Let's consider a few practical examples.

  1. Single aluminum Luxfer S80 (11,1l), two-piece 6.5mm wet suit:
    The breathing gas weighs 2 kg or less, and the wet suit could lose up to 11 kg of lift due to compression if you go deep enough. So a 14 kg wing should be adequate. Note that the 14 kg should be sufficient to float the rig at the surface, unless there is significant weight worn integrated with the BP/harness.
  2. Single aluminum Luxfer S80 (11,1l), tropical dive skin:
    The breathing gas weighs 2kg or less, and we would like another 4 kg for surface flotation, so any wing over 7 kg is enough. Note again that 7 kg should be sufficient unless there is significant integrated weight (which is unlikely with a dive skin).
  3. Single low pressure steel 12 l, trilaminate drysuit:
    The breathing gas weighs 3 kg or less, we would like at least 4 kg for surface flotation (more for rough conditions), and drysuit divers often carry a little extra weight for warmth. Then we must consider that a steel 12l is at least -1 kg negative (some makes are more negative), a steel backplate is -3 kg and the canister light is usually at least -1 kg.

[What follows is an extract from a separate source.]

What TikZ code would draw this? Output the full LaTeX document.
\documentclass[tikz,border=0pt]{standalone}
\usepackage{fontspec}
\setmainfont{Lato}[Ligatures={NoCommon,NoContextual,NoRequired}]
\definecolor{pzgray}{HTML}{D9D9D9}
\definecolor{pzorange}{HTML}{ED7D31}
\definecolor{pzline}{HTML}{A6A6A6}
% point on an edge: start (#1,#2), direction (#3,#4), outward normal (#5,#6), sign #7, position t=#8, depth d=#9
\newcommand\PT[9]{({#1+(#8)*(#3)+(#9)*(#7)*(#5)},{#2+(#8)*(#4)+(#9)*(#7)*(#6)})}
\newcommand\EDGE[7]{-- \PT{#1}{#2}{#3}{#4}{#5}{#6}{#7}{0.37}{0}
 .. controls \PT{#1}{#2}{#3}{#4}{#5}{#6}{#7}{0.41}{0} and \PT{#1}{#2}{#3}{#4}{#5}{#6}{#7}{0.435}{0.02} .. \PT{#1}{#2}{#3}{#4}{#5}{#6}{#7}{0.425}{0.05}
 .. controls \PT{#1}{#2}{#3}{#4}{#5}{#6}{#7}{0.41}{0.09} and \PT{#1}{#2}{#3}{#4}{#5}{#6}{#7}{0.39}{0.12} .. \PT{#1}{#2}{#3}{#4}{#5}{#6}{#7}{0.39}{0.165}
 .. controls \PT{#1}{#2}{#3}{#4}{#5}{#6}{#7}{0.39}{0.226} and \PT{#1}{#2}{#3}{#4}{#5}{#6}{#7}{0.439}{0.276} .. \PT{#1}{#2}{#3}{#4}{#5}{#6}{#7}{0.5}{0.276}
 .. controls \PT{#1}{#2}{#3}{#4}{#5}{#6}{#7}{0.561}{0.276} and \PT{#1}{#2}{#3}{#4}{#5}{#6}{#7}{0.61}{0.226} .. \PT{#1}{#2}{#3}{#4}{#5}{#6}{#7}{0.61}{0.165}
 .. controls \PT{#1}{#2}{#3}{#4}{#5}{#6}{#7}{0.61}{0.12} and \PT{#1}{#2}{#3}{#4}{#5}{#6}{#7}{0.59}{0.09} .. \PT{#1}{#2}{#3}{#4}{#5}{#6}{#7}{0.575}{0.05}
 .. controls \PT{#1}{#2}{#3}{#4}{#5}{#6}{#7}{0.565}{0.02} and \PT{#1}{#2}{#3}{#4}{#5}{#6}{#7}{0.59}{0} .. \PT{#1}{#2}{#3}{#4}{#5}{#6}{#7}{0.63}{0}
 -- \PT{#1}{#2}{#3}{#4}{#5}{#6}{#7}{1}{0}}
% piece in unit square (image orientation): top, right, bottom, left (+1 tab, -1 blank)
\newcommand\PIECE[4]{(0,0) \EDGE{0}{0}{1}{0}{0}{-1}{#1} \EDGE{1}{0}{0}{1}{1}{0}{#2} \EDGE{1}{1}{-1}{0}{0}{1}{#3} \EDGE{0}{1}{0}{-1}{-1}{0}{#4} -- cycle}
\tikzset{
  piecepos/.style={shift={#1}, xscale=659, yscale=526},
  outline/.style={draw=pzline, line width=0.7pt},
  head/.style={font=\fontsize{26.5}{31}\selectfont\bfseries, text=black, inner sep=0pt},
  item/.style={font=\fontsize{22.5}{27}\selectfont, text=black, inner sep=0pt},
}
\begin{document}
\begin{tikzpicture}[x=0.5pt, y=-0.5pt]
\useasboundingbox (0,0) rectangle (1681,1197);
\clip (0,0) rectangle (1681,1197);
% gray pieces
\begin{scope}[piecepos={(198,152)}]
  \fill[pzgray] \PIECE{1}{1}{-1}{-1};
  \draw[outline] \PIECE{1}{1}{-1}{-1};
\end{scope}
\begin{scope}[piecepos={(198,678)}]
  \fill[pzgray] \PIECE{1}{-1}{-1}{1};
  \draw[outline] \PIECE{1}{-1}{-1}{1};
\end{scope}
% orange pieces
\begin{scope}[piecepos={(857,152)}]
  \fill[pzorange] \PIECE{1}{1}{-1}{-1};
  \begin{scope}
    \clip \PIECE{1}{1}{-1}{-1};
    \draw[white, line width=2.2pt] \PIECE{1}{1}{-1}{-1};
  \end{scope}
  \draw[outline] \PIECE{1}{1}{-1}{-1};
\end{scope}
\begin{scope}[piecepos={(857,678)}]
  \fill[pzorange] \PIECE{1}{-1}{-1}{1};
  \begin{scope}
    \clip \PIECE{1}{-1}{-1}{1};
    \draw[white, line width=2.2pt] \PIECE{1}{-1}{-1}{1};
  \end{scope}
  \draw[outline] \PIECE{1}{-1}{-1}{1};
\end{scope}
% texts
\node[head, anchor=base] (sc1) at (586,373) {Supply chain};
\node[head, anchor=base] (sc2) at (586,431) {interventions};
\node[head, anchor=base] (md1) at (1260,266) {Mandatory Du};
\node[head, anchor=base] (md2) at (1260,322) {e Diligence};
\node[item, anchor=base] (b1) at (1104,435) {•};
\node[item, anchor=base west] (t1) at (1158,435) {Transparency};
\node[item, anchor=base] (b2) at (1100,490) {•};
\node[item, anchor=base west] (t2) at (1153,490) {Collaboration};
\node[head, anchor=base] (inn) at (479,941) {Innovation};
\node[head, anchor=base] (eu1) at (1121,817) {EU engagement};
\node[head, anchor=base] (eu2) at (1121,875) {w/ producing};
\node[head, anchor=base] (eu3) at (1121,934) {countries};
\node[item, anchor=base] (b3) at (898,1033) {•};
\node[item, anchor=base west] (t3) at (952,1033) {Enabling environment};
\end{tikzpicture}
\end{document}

A 12 kg wing might be sufficient for this configuration and some divers have successfully used a 12 kg with this configuration. However more divers opt for having a little more margin and choose the 16 kg wing, which should be more than sufficient for most applications. If significant amounts of integrated weights and/or non-ditchable weights are used a 20 kg wing may be more appropriate.

    Single wing 15 kg
  4. Double low pressure steel 2x12 l, two aluminum S40 (5,7 l) stage tanks, trilaminate drysuit:
    The breathing gas could weigh up to 12 kg (although probably less due to using helium mixes). For the sort of dive where this equipment configuration would typically be used we want to be able to maintain neutral buoyancy without dropping any weights even if the drysuit completely floods (loses all of its lift). Most divers find that a wing in the 25 kg range works well.

    Wing Halcyon Explorer 55 (25 kg)

We don't need extra wing lift to bring up a heavy object from the bottom; this is dangerous since if you drop the object the extra gas in your wing will send you rocketing toward the surface. It is safer to use a lift bag instead.

Although it is possible to use a double tank wing with a single tank and adapter this can cause a lot of drag and gas trapping and is not a recommended practice. Always use the correct gear for the dive.